Wednesday, September 9, 2009

EMP, Asteroids and the Smart Grid


Re: the title of this post - there are some threats you just can't do anything about, so you try not to worry about them too much, and get on protecting yourself against the ones you can. To that end, I recently participated in a short article on Electro Magnetic Pulse (EMP) risks to the grid and Smart Grid on earth2tech. For background on this topic, here's the Wikipedia entry.

Basically, we should not let EMP concerns sidetrack the good work being done to rapidly advance the state of the Smart Grid. For example, I watched as an EMP discussion temporarily paralyzed a NIST Smart Grid standards working group session for almost half an hour. Don't get me wrong, EMP is a serious topic not to be taken lightly, but standards, no matter how thoughtful and excellent, aren't going to help us much there.

A trip to Kirkland Air Force Base's EMP simulator in New Mexico would have shown you we were working on protection measures, and training films from my early Air Force days showed EMP shielding on B-52s on their one-way mission to the USSR during our MAD mutually assured destruction days. Today, short of keeping nukes from exploding anywhere near CONUS, we should acknowledge that there are no good national-scale solutions to EMP out there. All proposed are way too expensive, way too impractical, and virtually impossible to implement without shutting down our government, economy and military for 10-20 years. Or longer.

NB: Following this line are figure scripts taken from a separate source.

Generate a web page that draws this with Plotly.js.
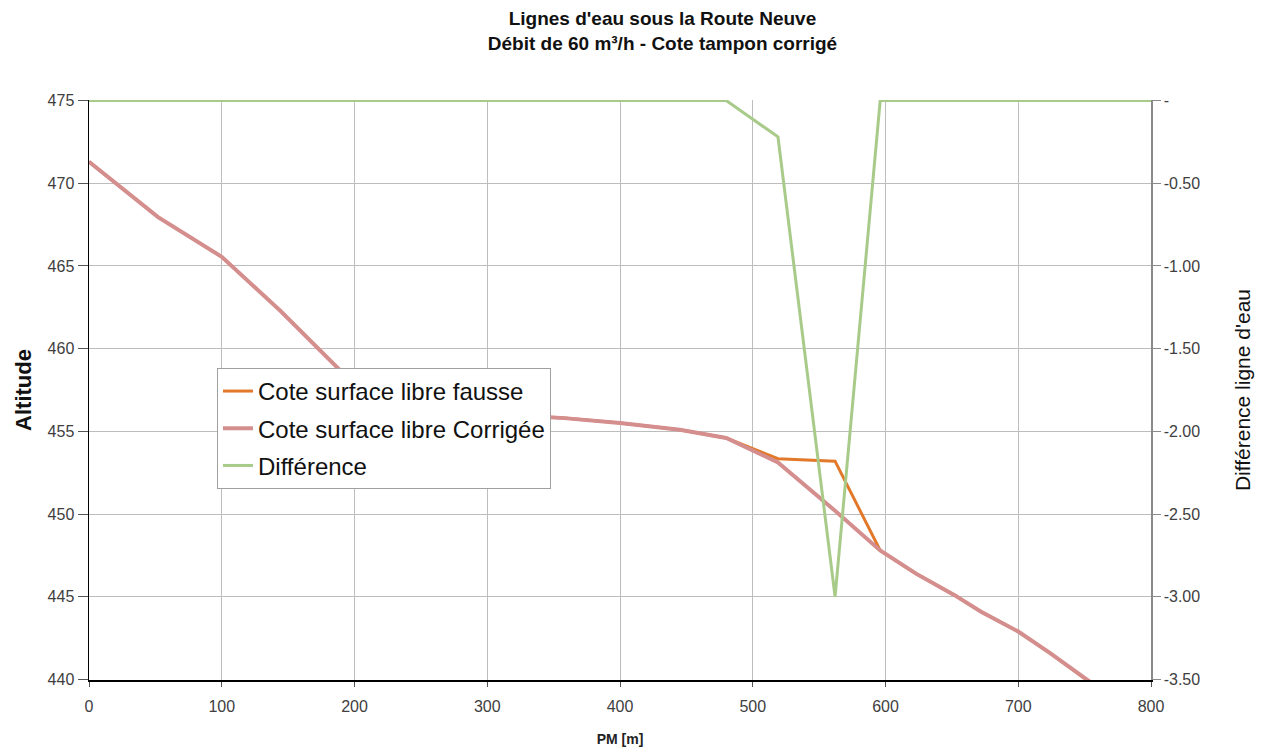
<!DOCTYPE html>
<html>
<head>
<meta charset="utf-8">
<script src="https://cdn.plot.ly/plotly-3.0.1.min.js"></script>
<style>html,body{margin:0;padding:0;background:#fff;}#chart{width:1269px;height:754px;}</style>
</head>
<body>
<div id="chart"></div>
<script>
// PM [m]
var pm = [0, 52, 100, 144, 189, 212, 250, 300, 358, 400, 445, 480, 519, 562, 596, 623, 652, 672, 700, 724, 751, 800];
// Cote surface libre fausse
var coteFausse = [471.3, 467.95, 465.55, 462.3, 458.7, 456.9, 456.3, 456.05, 455.8, 455.5, 455.1, 454.6, 453.35, 453.2, 447.8, 446.4, 445.1, 444.1, 442.9, 441.6, 440.0, 437.2];
// Cote surface libre Corrigée
var coteCorrigee = [471.3, 467.95, 465.55, 462.3, 458.7, 456.9, 456.3, 456.05, 455.8, 455.5, 455.1, 454.6, 453.12, 450.2, 447.8, 446.4, 445.1, 444.1, 442.9, 441.6, 440.0, 437.2];
// Différence
var difference = [0, 0, 0, 0, 0, 0, 0, 0, 0, 0, 0, 0, -0.22, -3.0, 0, 0, 0, 0, 0, 0, 0, 0];

var xTicks = [0, 100, 200, 300, 400, 500, 600, 700, 800];
var yTicks = [440, 445, 450, 455, 460, 465, 470, 475];
var y2Ticks = [0, -0.5, -1, -1.5, -2, -2.5, -3, -3.5];
var y2TickText = ['-', '-0.50', '-1.00', '-1.50', '-2.00', '-2.50', '-3.00', '-3.50'];

var fontFam = 'Liberation Sans, Arial, sans-serif';

var traces = [
  {x: pm, y: coteFausse, name: 'Cote surface libre fausse', type: 'scatter', mode: 'lines',
   line: {color: '#E2792A', width: 3}, legendgroup: 'a'},
  {x: pm, y: coteCorrigee, name: 'Cote surface libre Corrigée', type: 'scatter', mode: 'lines',
   line: {color: '#D48E8E', width: 4}, legendgroup: 'b'},
  {x: pm, y: difference, name: 'Différence', type: 'scatter', mode: 'lines', yaxis: 'y2',
   line: {color: '#A8CB8A', width: 3}, legendgroup: 'c'}
];

var layout = {
  width: 1269, height: 754,
  margin: {l: 89, r: 118, t: 100, b: 74},
  paper_bgcolor: '#fff', plot_bgcolor: '#fff',
  font: {family: fontFam, color: '#404040', size: 16},
  title: {
    text: '<b>Lignes d\'eau sous la Route Neuve<br>Débit de 60 m³/h - Cote tampon corrigé</b>',
    font: {family: 'Liberation Sans Narrow, Arial Narrow, Liberation Sans, Arial, sans-serif', size: 19, color: '#111'},
    x: 0.54, xref: 'paper', xanchor: 'center', yref: 'container', y: 0.967, yanchor: 'middle'
  },
  xaxis: {
    range: [0, 800], tickvals: xTicks, ticktext: xTicks.map(String),
    showgrid: true, gridcolor: '#bdbdbd', gridwidth: 1,
    showline: true, linecolor: '#000', linewidth: 1.5,
    ticks: 'outside', ticklen: 5, tickcolor: '#555', ticklabelstandoff: 6,
    zeroline: false,
    title: {text: '<b>PM [m]</b>', font: {size: 14, color: '#222'}, standoff: 20},
    tickfont: {size: 16, color: '#404040'}
  },
  yaxis: {
    range: [439.97, 475.03], tickvals: yTicks, ticktext: yTicks.map(String),
    showgrid: true, gridcolor: '#bdbdbd', gridwidth: 1,
    showline: true, linecolor: '#000', linewidth: 1.5,
    ticks: 'outside', ticklen: 10, tickcolor: '#555',
    zeroline: false,
    title: {text: '<b>Altitude</b>', font: {size: 22, color: '#111'}, standoff: 10},
    tickfont: {size: 16, color: '#404040'}
  },
  yaxis2: {
    overlaying: 'y', side: 'right',
    range: [-3.503, 0.003], tickvals: y2Ticks, ticktext: y2TickText,
    showgrid: false, showline: true, linecolor: '#8a8a8a', linewidth: 1.5,
    ticks: 'outside', ticklen: 8, tickcolor: '#8a8a8a',
    zeroline: false,
    title: {text: 'Différence ligne d\'eau', font: {size: 21, color: '#111'}, standoff: 36},
    tickfont: {size: 16, color: '#404040'}
  },
  showlegend: true,
  legend: {
    x: 0.1205, y: 0.538, xanchor: 'left', yanchor: 'top',
    bgcolor: '#fff', bordercolor: '#a0a0a0', borderwidth: 1,
    font: {size: 24, color: '#111', family: fontFam},
    traceorder: 'grouped', tracegroupgap: 3,
    itemwidth: 30
  }
};

Plotly.newPlot('chart', traces, layout, {displayModeBar: false, staticPlot: true});
</script>
</body>
</html>
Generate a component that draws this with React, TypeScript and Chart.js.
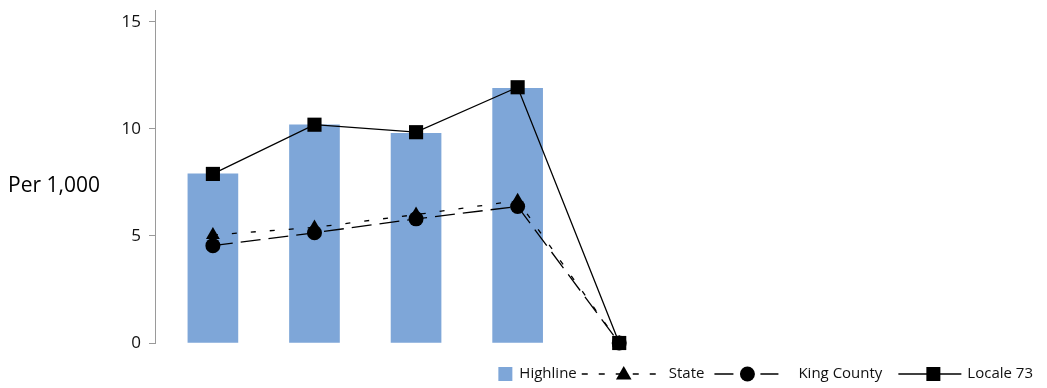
import { useEffect, useRef } from "react";
import { Chart, registerables } from "chart.js";
Chart.register(...registerables);

const categories = ["1", "2", "3", "4", "5"];
const highline = [7.9, 10.2, 9.8, 11.9, null];
const stateVals = [5.05, 5.4, 6.0, 6.65, 0];
const kingCounty = [4.55, 5.15, 5.8, 6.38, 0];
const locale73 = [7.9, 10.2, 9.85, 11.95, 0];
const yTicks = [0, 5, 10, 15];
const yTitle = "Per 1,000";
const seriesNames = ["Highline", "State", "King County", "Locale 73"];

const BAR = "#7EA6D8";
const AXIS = "#9a9a9a";
const FONT = '"Open Sans", "Noto Sans", sans-serif';

const toXY = (arr: (number | null)[]) => arr.map((y, i) => ({ x: i, y }));

function drawTri(ctx: CanvasRenderingContext2D, x: number, y: number, r: number) {
  ctx.beginPath();
  ctx.moveTo(x, y - r);
  ctx.lineTo(x + r * 0.866, y + r * 0.5);
  ctx.lineTo(x - r * 0.866, y + r * 0.5);
  ctx.closePath();
  ctx.fill();
}

const extras = {
  id: "extras",
  afterDraw(chart: any) {
    const ctx: CanvasRenderingContext2D = chart.ctx;
    ctx.save();
    // y title
    ctx.fillStyle = "#000";
    ctx.font = `21px ${FONT}`;
    ctx.textBaseline = "middle";
    ctx.textAlign = "left";
    ctx.fillText(yTitle, 8, 186);
    // legend
    ctx.font = `15px ${FONT}`;
    const w = seriesNames.map((n) => ctx.measureText(n).width);
    const total = 14 + 7 + w[0] + 5 + 79 + 8 + w[1] + 10 + 64 + 20 + w[2] + 16 + 63 + 6 + w[3];
    let x = 1033 - total;
    const y = 374;
    ctx.fillStyle = BAR;
    ctx.fillRect(x, y - 7, 14, 14);
    x += 14 + 7;
    ctx.fillStyle = "#111";
    ctx.fillText(seriesNames[0], x, y);
    x += w[0] + 5;
    // state icon
    ctx.strokeStyle = "#000";
    ctx.lineWidth = 1.3;
    ctx.setLineDash([6, 11]);
    ctx.beginPath();
    ctx.moveTo(x, y);
    ctx.lineTo(x + 79, y);
    ctx.stroke();
    ctx.setLineDash([]);
    ctx.fillStyle = "#000";
    drawTri(ctx, x + 42, y + 1, 9);
    x += 79 + 8;
    ctx.fillStyle = "#111";
    ctx.fillText(seriesNames[1], x, y);
    x += w[1] + 10;
    // king icon
    ctx.beginPath();
    ctx.moveTo(x, y);
    ctx.lineTo(x + 19, y);
    ctx.moveTo(x + 46, y);
    ctx.lineTo(x + 64, y);
    ctx.stroke();
    ctx.fillStyle = "#000";
    ctx.beginPath();
    ctx.arc(x + 33, y, 7.5, 0, Math.PI * 2);
    ctx.fill();
    x += 64 + 20;
    ctx.fillStyle = "#111";
    ctx.fillText(seriesNames[2], x, y);
    x += w[2] + 16;
    // locale icon
    ctx.beginPath();
    ctx.moveTo(x, y);
    ctx.lineTo(x + 63, y);
    ctx.stroke();
    ctx.fillStyle = "#000";
    ctx.fillRect(x + 28, y - 7, 14, 14);
    x += 63 + 6;
    ctx.fillStyle = "#111";
    ctx.fillText(seriesNames[3], x, y);
    ctx.restore();
  },
};

export default function App() {
  const ref = useRef<HTMLCanvasElement>(null);
  useEffect(() => {
    if (!ref.current) return;
    const chart = new Chart(ref.current, {
      type: "bar",
      data: {
        labels: categories,
        datasets: [
          {
            type: "bar",
            label: seriesNames[0],
            data: toXY(highline) as any,
            backgroundColor: BAR,
            barThickness: 50,
            order: 10,
          },
          {
            type: "line",
            label: seriesNames[1],
            data: toXY(stateVals) as any,
            borderColor: "#000",
            backgroundColor: "#000",
            borderWidth: 1.3,
            borderDash: [5, 14],
            pointStyle: "triangle",
            pointRadius: 8,
            pointBorderWidth: 0,
            clip: false as any,
            order: 3,
          },
          {
            type: "line",
            label: seriesNames[2],
            data: toXY(kingCounty) as any,
            borderColor: "#000",
            backgroundColor: "#000",
            borderWidth: 1.3,
            borderDash: [20, 8],
            pointStyle: "circle",
            pointRadius: 7.5,
            pointBorderWidth: 0,
            clip: false as any,
            order: 2,
          },
          {
            type: "line",
            label: seriesNames[3],
            data: toXY(locale73) as any,
            borderColor: "#000",
            backgroundColor: "#000",
            borderWidth: 1.3,
            pointStyle: "rect",
            pointRadius: 10,
            pointBorderWidth: 0,
            clip: false as any,
            order: 1,
          },
        ],
      },
      options: {
        animation: false,
        responsive: false,
        layout: { padding: { top: 2, right: 377, bottom: 45, left: 0 } },
        plugins: { legend: { display: false }, tooltip: { enabled: false } },
        scales: {
          x: { type: "linear", min: -0.57, max: 4.5, offset: false, display: false },
          y: {
            min: 0,
            max: 15.56,
            afterBuildTicks: (s: any) => {
              s.ticks = yTicks.map((v) => ({ value: v }));
            },
            afterFit: (s: any) => {
              s.width = 155;
              s.paddingTop = 0;
              s.paddingBottom = 0;
            },
            ticks: { font: { family: FONT, size: 17 }, color: "#111", padding: 8 },
            grid: { drawOnChartArea: false, tickLength: 6, color: AXIS },
            border: { color: AXIS },
          },
        },
      },
      plugins: [extras],
    });
    return () => chart.destroy();
  }, []);
  return (
    <div style={{ position: "absolute", left: 0, top: 0, width: 1047, height: 388, background: "#fff" }}>
      <canvas ref={ref} width={1047} height={388} />
    </div>
  );
}
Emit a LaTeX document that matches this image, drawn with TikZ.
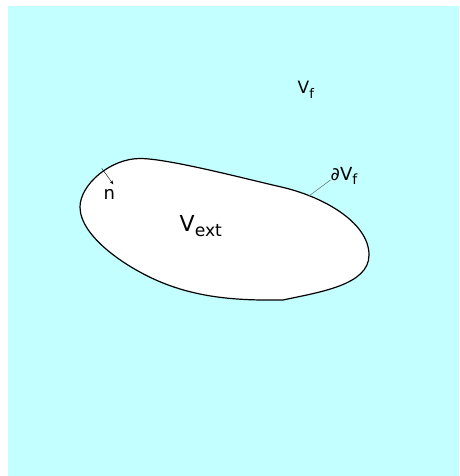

With a well positioned high altitude nuclear explosion (200 miles up over the US midwest), the Smart Grid, if anything, seems to make us even more vulnerable by adding more devices with easily fry-able circuitry to the mix. But in scenarios where a nuke goes off on the ground or at low altitude, distant micro grids and remote sections of a national Smart Grid would miss out on the carnage, and by islanding, would not be taken down by a cascading failure of the national grid as regional systems likely would today. So the take away is keep on building the Smart Grid, and try not to let EMP, or civilization-ending asteroids, get in the way.